Blog

Scott Stratten Expert Un-Marketing

August 18, 2015 by Speakers' Spotlight

IncentiveWorks Tips: Five Ways to Use Tech Right

Sometimes technology for your attendees feels like a double-edged sword. The cost of event WiFi can take up half your budget, yet it seems as though the first thing attendees use it for is complaints—often about connection issues.

Technology can help your event but can also greatly distract from and hinder it to the point where we need to ask ourselves, should we be using it, rather than can we be using it.

Here are five things to consider before deciding how tech-savvy your event should be:

1. Old rules for new tech

Believe it or not, I have keynoted tech conferences where the emcee requested everyone turn off their phones. Some speakers prefer this 1990’s rule because it forces the audience to pay attention to their talk. But it’s the speaker’s fault if their content isn’t more exciting than Candy Crush. Their goal should be to make the content so good that no one wants to check their phones, but so compelling they want to tweet about it.

2. Taking the tech pulse

Creating hashtags and Instagram accounts because you want to seem tech savvy is a great way to ostracize a non-tech audience. I’ve done the same talk to audiences that generate hundreds of tweets or no tweets depending on the group. Consider your audience and their comfort level with a platform before rolling out the hashtag you want to trend. It isn’t a measure of success for every audience.

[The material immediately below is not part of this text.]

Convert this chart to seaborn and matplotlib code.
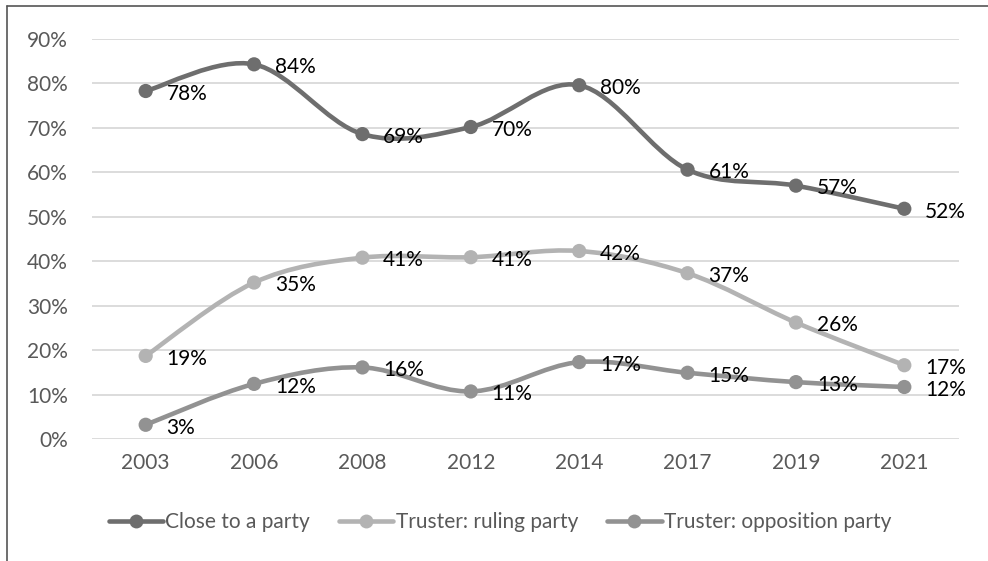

3. Canadians are more tech savvy than ever

More than half of all Canadians, of all ages, own a smartphone. Just because your audience wasn’t tech friendly five years ago doesn’t mean they aren’t today. Ask them. Poll your attendees before the event to get a better feel. And never use tech because you can—use it because you should.

4. Renovating your digital presence

Google recently announced that non-mobile friendly websites would be penalized in search results. Combine that with the percentage of connected Canadians and realize that your conference site needs to play nice with the 18 million smartphones in the country. Mobile isn’t what’s coming next—its what’s now.

5. Hashtag #beware

Conference hashtags have been all the rage for a while now. They are searchable, easy to use and work across social platforms. The danger can be when people create their own hashtags for your event or leverage yours for spam. Most frequently, I see problems arising when events do not properly monitor their hashtag in real-time. Because hashtags are a real-time tool, they can’t be checked periodically or two weeks after your event is over and they should never, ever be on a screen behind a speaker—nothing is more distracting to the audience or the person on stage.

Technology is wonderful, painful and not going anywhere. Keeping these five points in mind will save you some online grief down the road.